We would like to find \(pq = c\) and \(pq(p+q) = d\), so \(p\) and \(q\) are roots of the quadratic \(x^2-\frac{d}{c}x + c = 0\), which has distinct real roots if \(\Delta = \frac{d^2}{c^2}-4c > 0 \Rightarrow d^2>4c^3\)
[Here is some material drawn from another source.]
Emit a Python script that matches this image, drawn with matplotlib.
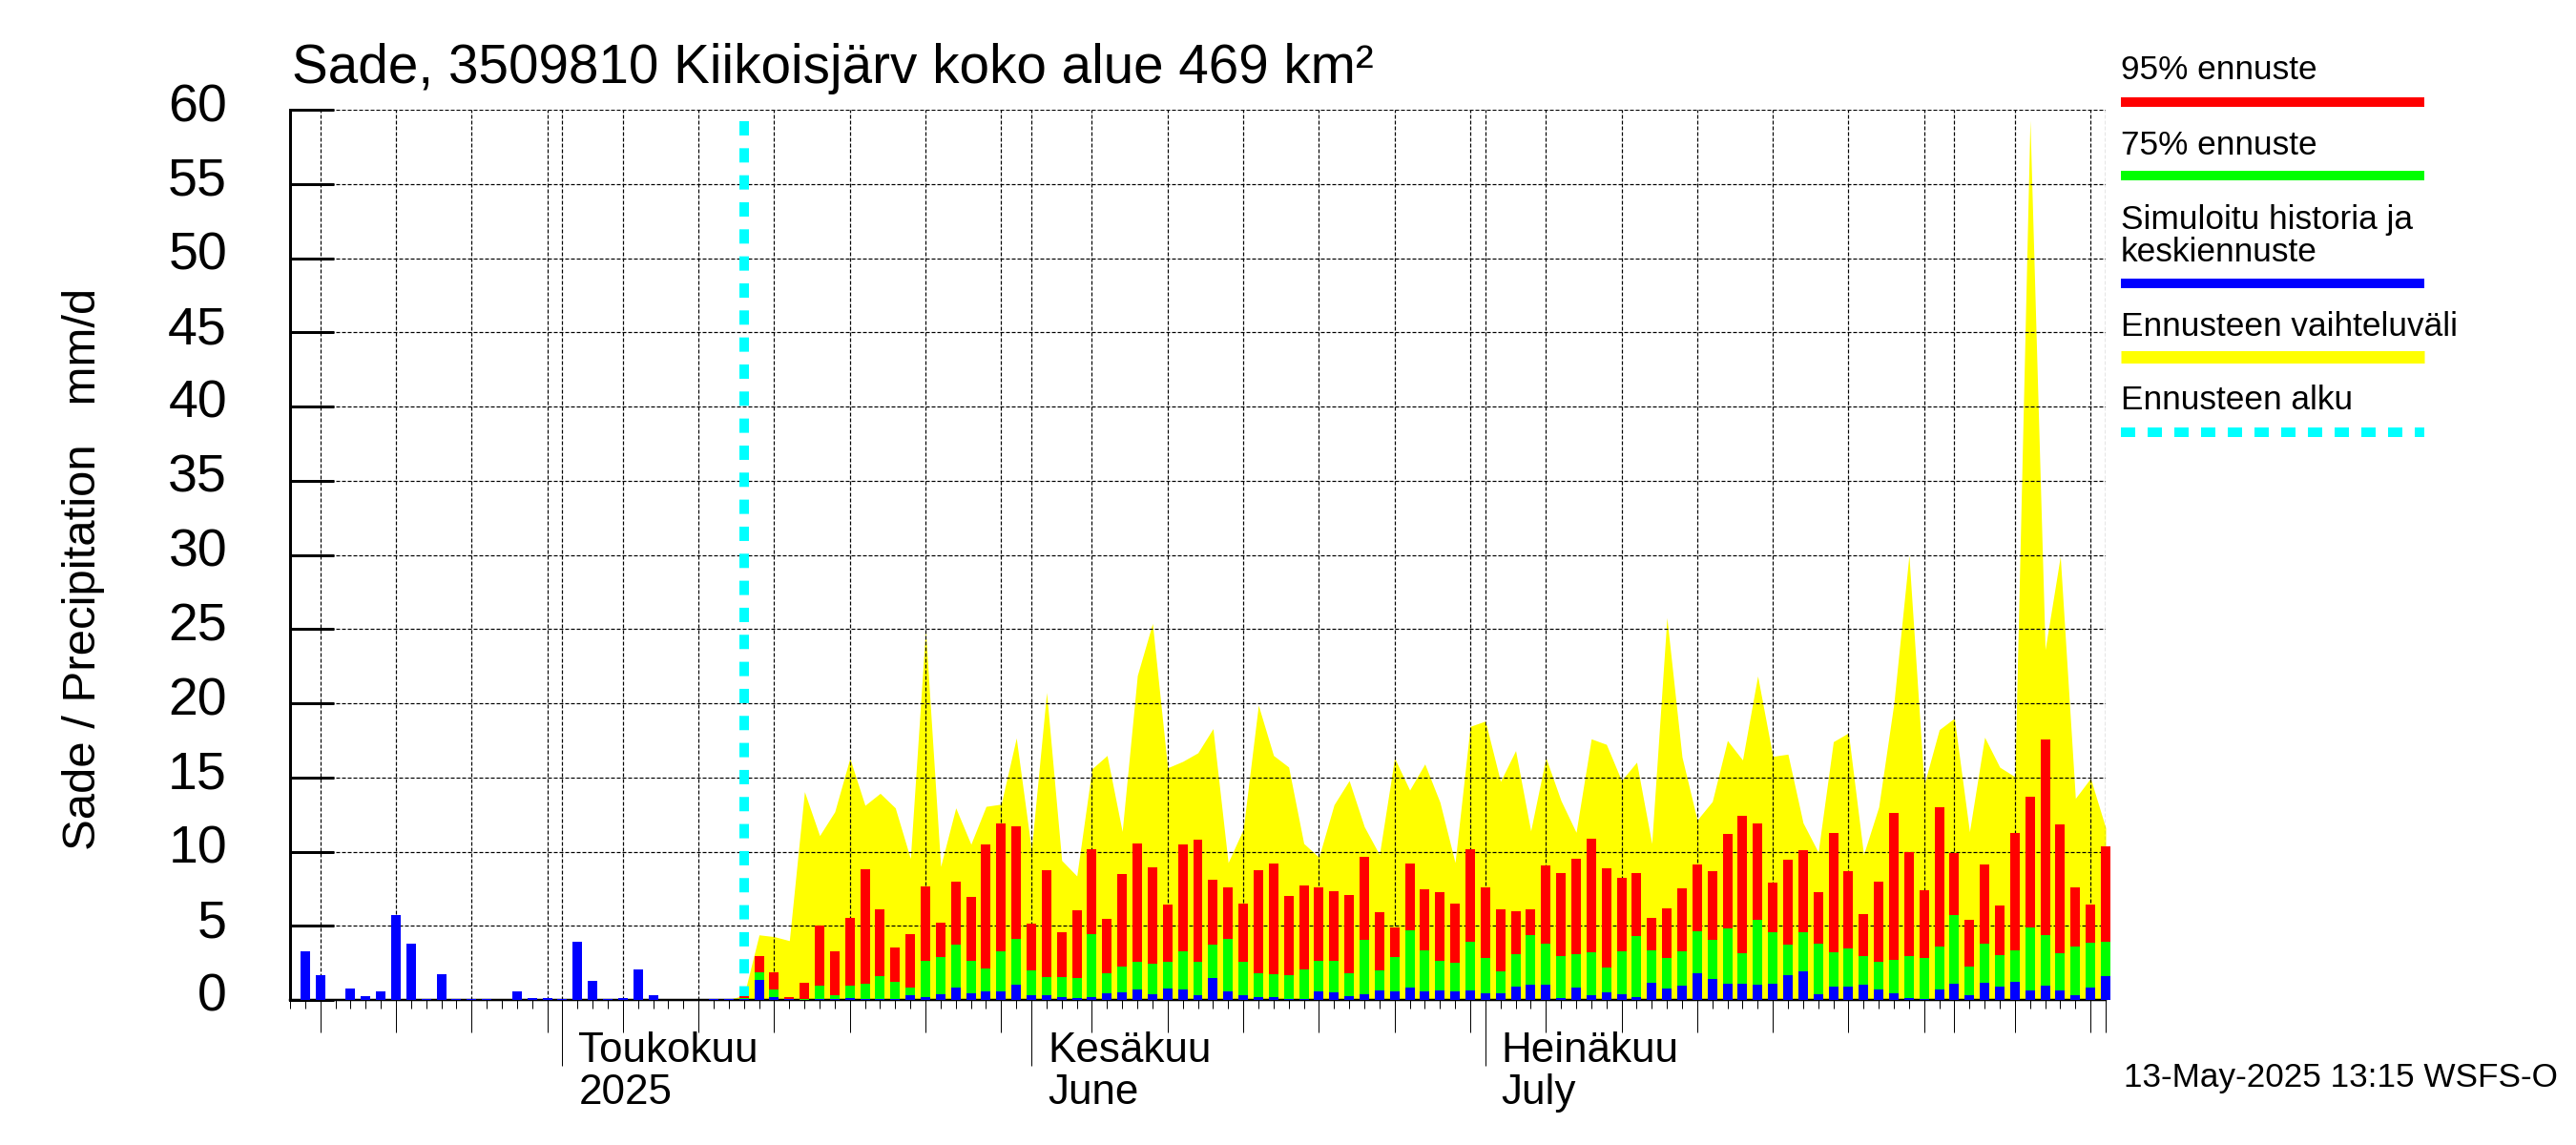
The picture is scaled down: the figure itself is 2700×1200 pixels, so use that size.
import datetime
import matplotlib
matplotlib.use('Agg')
import matplotlib.pyplot as plt
import matplotlib.dates as mdates
from matplotlib.lines import Line2D
from matplotlib.transforms import ScaledTranslation

plt.rcParams['font.family'] = ['Liberation Sans', 'DejaVu Sans']
plt.rcParams['lines.scale_dashes'] = False

W = 2700
H = 1200

start_day = datetime.date(2025, 4, 13)

# simulated history, 13 Apr - 12 May
history = [0, 3.3, 1.7, 0, 0.8, 0.28, 0.6, 5.75, 3.8, 0.05,
           1.76, 0.05, 0.05, 0.05, 0, 0.6, 0.15, 0.1, 0.05, 3.9,
           1.3, 0.05, 0.15, 2.08, 0.34, 0, 0, 0, 0.05, 0.05]

# forecast, 13 May - 11 Aug
p95 = [0.28, 2.98, 1.89, 0.21, 1.18, 5.04, 3.3, 5.55, 8.83, 6.13,
       3.56, 4.46, 7.67, 5.23, 8.0, 6.97, 10.5, 11.92, 11.73, 5.17,
       8.77, 4.59, 6.07, 10.18, 5.49, 8.51, 10.57, 8.96, 6.45, 10.5,
       10.83, 8.12, 7.61, 6.52, 8.77, 9.22, 7.03, 7.74, 7.61, 7.35,
       7.1, 9.67, 5.94, 4.91, 9.22, 7.48, 7.29, 6.52, 10.18, 7.61,
       6.13, 6.0, 6.13, 9.09, 8.57, 9.54, 10.89, 8.9, 8.25, 8.57,
       5.55, 6.2, 7.55, 9.15, 8.7, 11.21, 12.43, 11.92, 7.93, 9.47,
       10.12, 7.29, 11.28, 8.7, 5.81, 8.0, 12.63, 9.99, 7.42, 13.01,
       9.93, 5.42, 9.15, 6.39, 11.28, 13.72, 17.58, 11.85, 7.61, 6.45,
       10.38]
p75 = [0.1, 1.89, 0.73, 0.05, 0.04, 0.99, 0.34, 0.99, 1.11, 1.63,
       1.24, 0.86, 2.66, 2.92, 3.75, 2.66, 2.14, 3.3, 4.14, 2.02,
       1.56, 1.56, 1.5, 4.46, 1.82, 2.27, 2.59, 2.47, 2.59, 3.3,
       2.59, 3.75, 4.14, 2.59, 1.82, 1.76, 1.69, 2.08, 2.66, 2.66,
       1.82, 4.07, 2.02, 2.92, 4.72, 3.37, 2.66, 2.53, 3.94, 2.85,
       1.95, 3.11, 4.39, 3.82, 2.98, 3.11, 3.24, 2.21, 3.3, 4.33,
       3.37, 2.85, 3.3, 4.65, 4.07, 4.84, 3.17, 5.42, 4.59, 3.75,
       4.59, 3.82, 3.24, 3.49, 2.98, 2.59, 2.72, 2.98, 2.85, 3.62,
       5.74, 2.27, 3.82, 3.04, 3.37, 4.91, 4.39, 3.17, 3.62, 3.88,
       3.94]
mean_fc = [0.04, 1.37, 0.21, 0.05, 0, 0.09, 0.04, 0.15, 0.09, 0.04,
           0.04, 0.34, 0.21, 0.41, 0.86, 0.47, 0.6, 0.6, 1.05, 0.34,
           0.34, 0.21, 0.15, 0.21, 0.47, 0.54, 0.73, 0.41, 0.79, 0.73,
           0.34, 1.5, 0.6, 0.34, 0.21, 0.21, 0.09, 0.09, 0.6, 0.54,
           0.28, 0.41, 0.66, 0.6, 0.86, 0.6, 0.66, 0.6, 0.66, 0.47,
           0.47, 0.92, 1.05, 1.05, 0.15, 0.86, 0.34, 0.54, 0.41, 0.21,
           1.18, 0.79, 0.99, 1.82, 1.44, 1.11, 1.11, 1.05, 1.11, 1.69,
           1.95, 0.41, 0.92, 0.92, 1.05, 0.73, 0.47, 0.15, 0.04, 0.73,
           1.11, 0.34, 1.18, 0.92, 1.24, 0.66, 0.99, 0.66, 0.34, 0.86,
           1.63]

# yellow band upper edge, 12 May - 11 Aug
band_top = [0.05, 0.3, 4.39, 4.27, 4.0, 14.04, 11.08, 12.69, 16.29, 13.12,
            13.93, 12.95, 9.54, 24.95, 9.0, 12.95, 10.5, 13.05, 13.2, 17.66,
            10.12, 20.73, 9.41, 8.36, 15.58, 16.48, 11.36, 21.87, 25.38, 15.65,
            16.08, 16.66, 18.29, 9.26, 11.51, 19.87, 16.48, 15.7, 10.55, 9.62,
            13.16, 14.79, 11.68, 9.8, 16.31, 14.15, 15.91, 13.33, 9.26, 18.44,
            18.8, 14.73, 16.81, 11.4, 16.33, 13.44, 11.3, 17.6, 17.23, 14.79,
            16.03, 10.55, 25.77, 16.38, 12.13, 13.38, 17.49, 16.18, 21.84, 16.42,
            16.57, 11.94, 9.97, 17.41, 18.0, 9.8, 13.01, 19.98, 29.97, 14.51,
            18.22, 18.99, 11.34, 17.71, 15.69, 15.05, 59.3, 23.62, 29.9, 13.59,
            14.94, 11.6]

y_ticks = [0, 5, 10, 15, 20, 25, 30, 35, 40, 45, 50, 55, 60]
month_ticks = [(datetime.date(2025, 5, 1), 'Toukokuu\n2025'),
               (datetime.date(2025, 6, 1), 'Kesäkuu\nJune'),
               (datetime.date(2025, 7, 1), 'Heinäkuu\nJuly')]
legend_rows = [('95% ennuste', 83, 107, 'red', 10),
               ('75% ennuste', 162, 184, 'lime', 10),
               ('Simuloitu historia ja\nkeskiennuste', 274, 297, 'blue', 10),
               ('Ennusteen vaihteluväli', 352, 374.5, 'yellow', 13),
               ('Ennusteen alku', 429, 453, 'cyan', 10)]


def day_num(n):
    return mdates.date2num(start_day + datetime.timedelta(days=n))


def pt(px):
    return px * 0.72


def main():
    fig = plt.figure(figsize=(W / 100, H / 100), dpi=100)
    ax = fig.add_axes([304 / W, 1 - 1048 / H, 1903 / W, 933 / H])

    xlim = (day_num(0), day_num(120))
    hist_x = [day_num(i) for i in range(len(history))]
    fc_x = [day_num(i + len(history)) for i in range(len(p95))]
    band_x = [day_num(i + 29) for i in range(len(band_top))]

    ax.fill_between(band_x, 0, band_top, color='yellow', lw=0, antialiased=False, zorder=1)

    bar_w = 10 / 15.86
    ax.bar(hist_x, history, bar_w, color='blue', zorder=3, clip_on=False)
    ax.bar(fc_x, p95, bar_w, color='red', zorder=3, clip_on=False)
    ax.bar(fc_x, p75, bar_w, color='lime', zorder=3, clip_on=False)
    ax.bar(fc_x, mean_fc, bar_w, color='blue', zorder=3, clip_on=False)

    # start of forecast, dashes counted from the top
    ax.plot([day_num(30), day_num(30)], [59.23, 0], color='cyan', lw=pt(10),
            linestyle=(0, (pt(15), pt(13.33))), dash_capstyle='butt', zorder=2)

    ax.set_xlim(xlim)
    ax.set_ylim(0, 60)

    # ticks: every day, every 5th of month + ends, month starts longest
    major = []
    for i in range(121):
        d = start_day + datetime.timedelta(days=i)
        if d.day % 5 == 0 or d.day == 1 or i == 120:
            major.append(day_num(i))
    ax.set_xticks(major)
    ax.set_xticks([day_num(i) for i in range(121)], minor=True)
    ax.set_xticklabels([])
    ax.tick_params(axis='x', which='minor', direction='out', length=pt(9), width=pt(1))
    ax.tick_params(axis='x', which='major', direction='out', length=pt(34), width=pt(1))
    month_nums = [mdates.date2num(d) for d, _ in month_ticks]
    for tick in ax.xaxis.get_major_ticks():
        if tick.get_loc() in month_nums:
            tick.tick1line.set_markersize(pt(69))

    ax.set_yticks(y_ticks)
    ax.tick_params(axis='y', direction='in', length=pt(46), width=pt(3), labelsize=40, pad=pt(66))
    offset = ScaledTranslation(0, 8 / 100, fig.dpi_scale_trans)
    for label in ax.get_yticklabels():
        label.set_transform(label.get_transform() + offset)

    ax.grid(True, which='major', color='black', lw=pt(1.2), linestyle=(0, (pt(4), pt(2))))
    ax.set_axisbelow('line')

    ax.spines['top'].set_visible(False)
    ax.spines['right'].set_visible(False)
    ax.spines['left'].set_linewidth(pt(3))
    ax.spines['bottom'].set_linewidth(pt(2.5))

    for d, text in month_ticks:
        ax.annotate(text, (mdates.date2num(d), 0), xycoords=('data', 'axes fraction'),
                    xytext=(pt(17), -pt(33)), textcoords='offset points',
                    ha='left', va='top', fontsize=31.7, linespacing=1.09)

    fig.text(306 / W, 1 - 87 / H, 'Sade, 3509810 Kiikoisjärv koko alue 469 km²',
             fontsize=40.8, ha='left', va='baseline')
    fig.text(88 / W, 1 - 596 / H, 'Sade / Precipitation   mm/d', fontsize=35.4,
             rotation=90, ha='center', va='center')
    fig.text(2226 / W, 1 - 1139 / H, '13-May-2025 13:15 WSFS-O', fontsize=25.3,
             ha='left', va='baseline')

    # legend on the right
    for text, base_y, line_y, color, width in legend_rows:
        fig.text(2223 / W, 1 - base_y / H, text, fontsize=25.4, ha='left', va='baseline',
                 linespacing=1.04)
        style = (0, (pt(15), pt(13))) if color == 'cyan' else '-'
        fig.add_artist(Line2D([2223 / W, 2541 / W], [1 - line_y / H, 1 - line_y / H],
                              color=color, lw=pt(width), linestyle=style,
                              solid_capstyle='butt', dash_capstyle='butt'))

    fig.savefig('out.png', dpi=100)


if __name__ == '__main__':
    main()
Note that \(c = -2, d = -2\) so \begin{align*}
&& 0 &= x^3+6x-2 \\
\text{consider} && 0 &= X^2-X-2 \\
&& &= (X+1)(X-2) \\
\Rightarrow && p = -1, &q = 2\\
\Rightarrow && 0 &= x^3-3\cdot 2 \cdot(-1) x + 2\cdot(-1) \cdot(-2+1) \\
\Rightarrow && 0 &= -z^3+2 \\
\Rightarrow && z &= \sqrt[3]{2} \\
\Rightarrow && \frac{-z+2}{z+1} &= \sqrt[3]{2} \\
\Rightarrow && -z+2 &= \sqrt[3]{2} z + \sqrt[3]{2} \\
\Rightarrow && z &= \frac{2-\sqrt[3]{2}}{\sqrt[3]{2}+1}
\end{align*}
\(\,\) \begin{align*}
&& 0 &= x^3 - 3p^2x + 2p^3 \\
&&&= (x-p)(x^2+px-2p^2) \\
&&&=(x-p)^2(x+2p)\\
\Rightarrow && x &= p, p, -2p
\end{align*}
Therefore if we have a repeated root to our associated quadratic we can find a cubic of the form \(x^3-3p^2x+2p^3\), but we know this has roots we can find.